Economia

Non mimose, ma più lavoro e rappresentanza

Sconti, promozioni e campagne pubblicitarie fantasiose. Ma alle donne italiane serve ben altro
Credit: cottonbro studio 
Azzurra Rinaldi
Azzurra Rinaldi economista
Tempo di lettura 4 min lettura
8 marzo 2024 Aggiornato alle 06:30

Chiunque sia socializzato a un minimo di femminismo, anche di base, tende a vivere con un misto di terrore e rassegnazione le due giornate chiave dedicate alle donne durante l’anno, ovvero l’8 marzo e il 25 novembre.

Personalmente, a inquietarmi di più è proprio l’8 marzo, impropriamente (e ancora troppo spesso) chiamato “Festa della donna”. La verità è che questa di oggi sarebbe la Giornata internazionale della donna, un’occasione di riflessione sulla condizione delle donne in tutto il mondo e sulle discriminazioni che ancora si trovano costrette ad affrontare in tutti i giorni della loro vita (e quindi, diciamoci la verità, c’è ben poco da festeggiare).

Temo, dicevo, in particolar modo questa ricorrenza perché mentre il 25 novembre (Giornata internazionale per l’eliminazione della violenza contro le donne) i toni si fanno giustamente pacati o perfino affranti, l’8 marzo, nella nostra tradizione, richiama mimose sfinite e spogliarelli maschili.
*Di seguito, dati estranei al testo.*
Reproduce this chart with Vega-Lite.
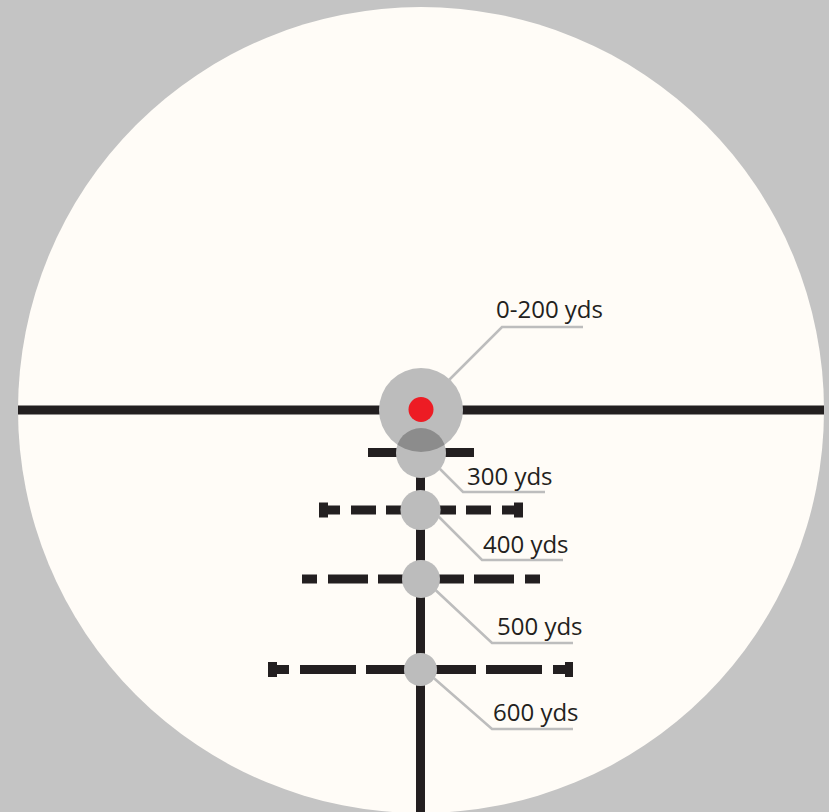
{
  "$schema": "https://vega.github.io/schema/vega-lite/v6.json",
  "width": 829,
  "height": 812,
  "autosize": "none",
  "padding": 0,
  "background": "#c4c4c4",
  "config": {"view": {"stroke": null}},
  "datasets": {
    "scope": [{"name": "field of view", "x": 421, "y": 410}],
    "segments": [
      {"level": "crosshair", "part": "bar", "x1": 18, "x2": 824, "y": 410},
      {"level": "300 yds", "part": "bar", "x1": 368, "x2": 474, "y": 452.5},
      {"level": "400 yds", "part": "bar", "x1": 328, "x2": 340, "y": 510},
      {"level": "400 yds", "part": "bar", "x1": 351, "x2": 376, "y": 510},
      {"level": "400 yds", "part": "bar", "x1": 386, "x2": 456, "y": 510},
      {"level": "400 yds", "part": "bar", "x1": 466, "x2": 491, "y": 510},
      {"level": "400 yds", "part": "bar", "x1": 502, "x2": 514, "y": 510},
      {"level": "400 yds", "part": "cap", "x1": 319, "x2": 328, "y": 510},
      {"level": "400 yds", "part": "cap", "x1": 514, "x2": 523, "y": 510},
      {"level": "500 yds", "part": "bar", "x1": 302, "x2": 317, "y": 579},
      {"level": "500 yds", "part": "bar", "x1": 328, "x2": 368, "y": 579},
      {"level": "500 yds", "part": "bar", "x1": 378, "x2": 464, "y": 579},
      {"level": "500 yds", "part": "bar", "x1": 474, "x2": 514, "y": 579},
      {"level": "500 yds", "part": "bar", "x1": 525, "x2": 540, "y": 579},
      {"level": "600 yds", "part": "bar", "x1": 277, "x2": 289, "y": 669.5},
      {"level": "600 yds", "part": "bar", "x1": 300, "x2": 356, "y": 669.5},
      {"level": "600 yds", "part": "bar", "x1": 366, "x2": 476, "y": 669.5},
      {"level": "600 yds", "part": "bar", "x1": 486, "x2": 542, "y": 669.5},
      {"level": "600 yds", "part": "bar", "x1": 553, "x2": 565, "y": 669.5},
      {"level": "600 yds", "part": "cap", "x1": 268, "x2": 277, "y": 669.5},
      {"level": "600 yds", "part": "cap", "x1": 565, "x2": 573, "y": 669.5}
    ],
    "post": [{"name": "vertical post", "x": 420.5, "y1": 455, "y2": 812}],
    "leaders": [
      {"range": "0-200 yds", "order": 1, "x": 430, "y": 399},
      {"range": "0-200 yds", "order": 2, "x": 502, "y": 327},
      {"range": "0-200 yds", "order": 3, "x": 583, "y": 327},
      {"range": "300 yds", "order": 1, "x": 435, "y": 464},
      {"range": "300 yds", "order": 2, "x": 463, "y": 492},
      {"range": "300 yds", "order": 3, "x": 545, "y": 492},
      {"range": "400 yds", "order": 1, "x": 434, "y": 512},
      {"range": "400 yds", "order": 2, "x": 482, "y": 560},
      {"range": "400 yds", "order": 3, "x": 563, "y": 560},
      {"range": "500 yds", "order": 1, "x": 428, "y": 583},
      {"range": "500 yds", "order": 2, "x": 492, "y": 643},
      {"range": "500 yds", "order": 3, "x": 573, "y": 643},
      {"range": "600 yds", "order": 1, "x": 428, "y": 673},
      {"range": "600 yds", "order": 2, "x": 492, "y": 729},
      {"range": "600 yds", "order": 3, "x": 573, "y": 729}
    ],
    "circles": [
      {"range": "0-200 yds", "x": 421, "y": 410},
      {"range": "300 yds", "x": 421, "y": 453},
      {"range": "400 yds", "x": 420.5, "y": 510},
      {"range": "500 yds", "x": 421, "y": 579},
      {"range": "600 yds", "x": 420.5, "y": 669.5}
    ],
    "dot": [{"name": "red dot", "x": 421, "y": 409.5}],
    "labels": [
      {"range": "0-200 yds", "x": 496, "y": 318},
      {"range": "300 yds", "x": 467, "y": 485},
      {"range": "400 yds", "x": 483, "y": 553},
      {"range": "500 yds", "x": 497, "y": 635},
      {"range": "600 yds", "x": 493, "y": 721}
    ]
  },
  "encoding": {
    "x": {"type": "quantitative", "scale": {"domain": [0, 829], "nice": false, "zero": false}, "axis": null},
    "y": {"type": "quantitative", "scale": {"domain": [0, 812], "nice": false, "zero": false, "reverse": true}, "axis": null}
  },
  "layer": [
    {
      "data": {"name": "scope"},
      "mark": {"type": "point", "shape": "circle", "filled": true, "size": 649636, "color": "#fffcf7", "opacity": 1, "strokeWidth": 0},
      "encoding": {"x": {"field": "x", "type": "quantitative"}, "y": {"field": "y", "type": "quantitative"}}
    },
    {
      "data": {"name": "segments"},
      "transform": [{"filter": "datum.part === 'bar'"}],
      "mark": {"type": "rule", "color": "#231f20", "strokeWidth": 9, "strokeCap": "butt"},
      "encoding": {
        "x": {"field": "x1", "type": "quantitative"},
        "x2": {"field": "x2"},
        "y": {"field": "y", "type": "quantitative"}
      }
    },
    {
      "data": {"name": "segments"},
      "transform": [{"filter": "datum.part === 'cap'"}],
      "mark": {"type": "rule", "color": "#231f20", "strokeWidth": 15, "strokeCap": "butt"},
      "encoding": {
        "x": {"field": "x1", "type": "quantitative"},
        "x2": {"field": "x2"},
        "y": {"field": "y", "type": "quantitative"}
      }
    },
    {
      "data": {"name": "post"},
      "mark": {"type": "rule", "color": "#231f20", "strokeWidth": 9, "strokeCap": "butt"},
      "encoding": {
        "x": {"field": "x", "type": "quantitative"},
        "y": {"field": "y1", "type": "quantitative"},
        "y2": {"field": "y2"}
      }
    },
    {
      "data": {"name": "leaders"},
      "mark": {"type": "line", "color": "#bdbdbd", "strokeWidth": 2.6, "strokeCap": "butt", "strokeJoin": "miter"},
      "encoding": {
        "x": {"field": "x", "type": "quantitative"},
        "y": {"field": "y", "type": "quantitative"},
        "detail": {"field": "range", "type": "nominal"},
        "order": {"field": "order", "type": "quantitative"}
      }
    },
    {
      "data": {"name": "circles"},
      "mark": {"type": "point", "shape": "circle", "filled": true, "color": "#fdfdfd", "opacity": 1, "strokeWidth": 0},
      "encoding": {
        "x": {"field": "x", "type": "quantitative"},
        "y": {"field": "y", "type": "quantitative"},
        "size": {"field": "range", "type": "ordinal", "scale": {"type": "ordinal", "domain": ["0-200 yds", "300 yds", "400 yds", "500 yds", "600 yds"], "range": [7056, 2500, 1600, 1444, 1089]}, "legend": null}
      }
    },
    {
      "data": {"name": "circles"},
      "mark": {"type": "point", "shape": "circle", "filled": true, "color": "#000000", "opacity": 0.253, "strokeWidth": 0},
      "encoding": {
        "x": {"field": "x", "type": "quantitative"},
        "y": {"field": "y", "type": "quantitative"},
        "size": {"field": "range", "type": "ordinal", "scale": {"type": "ordinal", "domain": ["0-200 yds", "300 yds", "400 yds", "500 yds", "600 yds"], "range": [7056, 2500, 1600, 1444, 1089]}, "legend": null}
      }
    },
    {
      "data": {"name": "dot"},
      "mark": {"type": "point", "shape": "circle", "filled": true, "size": 625, "color": "#ed1c24", "opacity": 1, "strokeWidth": 0},
      "encoding": {"x": {"field": "x", "type": "quantitative"}, "y": {"field": "y", "type": "quantitative"}}
    },
    {
      "data": {"name": "labels"},
      "mark": {"type": "text", "align": "left", "baseline": "alphabetic", "font": "Open Sans", "fontSize": 24, "color": "#231f20"},
      "encoding": {
        "x": {"field": "x", "type": "quantitative"},
        "y": {"field": "y", "type": "quantitative"},
        "text": {"field": "range", "type": "nominal"}
      }
    }
  ]
}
E una grande confusione su quello che le donne veramente vorrebbero e di cui avrebbero massimamente bisogno.

Anche quest’anno, i social ci propongono inserzioni di sconti, offerte speciali e perfino di gusti di dolci o di gelati dedicati a questa particolare ricorrenza. Insomma, si fa della gran goliardia. Ma la situazione delle donne, nel nostro Paese, non è divertente per niente.

Secondo l’ultimo Rapporto Istat 2023, in 10 anni l’aumento delle lavoratrici non arriva neppure a 1 milione. Nello stesso periodo di tempo, l’incidenza delle donne sul totale delle persone occupate è aumentata di meno del 3%. Siamo stabilmente uno dei Paesi europei con il più basso tasso di occupazione femminile. E, come sempre, l’Italia è spaccata a metà: se in Trentino-Alto Adige, l’occupazione femminile supera il 66%, in Sicilia e in Campania precipita al 30%.

E quelle che lavorano si trovano spesso in ambienti ostili, almeno stando all’ultimo report della Fondazione Libellula: ben il 40% ha subìto contatti fisici indesiderati sul posto di lavoro (con un incremento dell’81% in 2 anni, roba da matti).

Questo per avere un quadro delle difficoltà che le donne italiane affrontano sul mercato del lavoro. Ma secondo il Glass-ceiling Index appena pubblicato da The Economist, non è che sul fronte della rappresentanza politica stiamo messe molto meglio: nonostante la presenza della Presidente del Consiglio Giorgia Meloni e quella della Segretaria del Pd Elly Schlein possano farci pensare il contrario, la realtà è che nel corso degli ultimi anni, la quota delle donne sul totale delle persone che siedono in Parlamento è in costante diminuzione. E quindi anche la nostra voce nel luogo in cui si prendono le decisioni strategiche per il Paese si fa sempre più flebile.

Sarà forse anche per questo che alcuni fattori che potrebbero rappresentare delle chiavi di volta per la situazione delle donne italiane (penso, per esempio, ai pasticci reiterati sugli asili nido peraltro finanziati con i soldi del Pnrr) non riescono a essere sbloccati? E allora, cosa potrebbe servire alle donne italiane? Che regalo vorremmo, per questo 8 marzo? Non mimose, non sconti per la cena né per i trattamenti estetici.

Più lavoro, più garanzie, meno retorica paternalistica (cosa ci serve e di cosa abbiamo bisogno lo sappiamo comunque meglio noi di chiunque altro), più supporto per quelle di noi che vogliono fare impresa, una struttura pubblica capillare e gratuita di servizi di supporto alle famiglie che liberino il nostro tempo.

E magari anche un po’ di educazione economico-finanziaria, per entrare a testa alta e senza timori anche nell’ambito del denaro. Insomma, poter prendere spazio e potere. Com’è giusto che sia.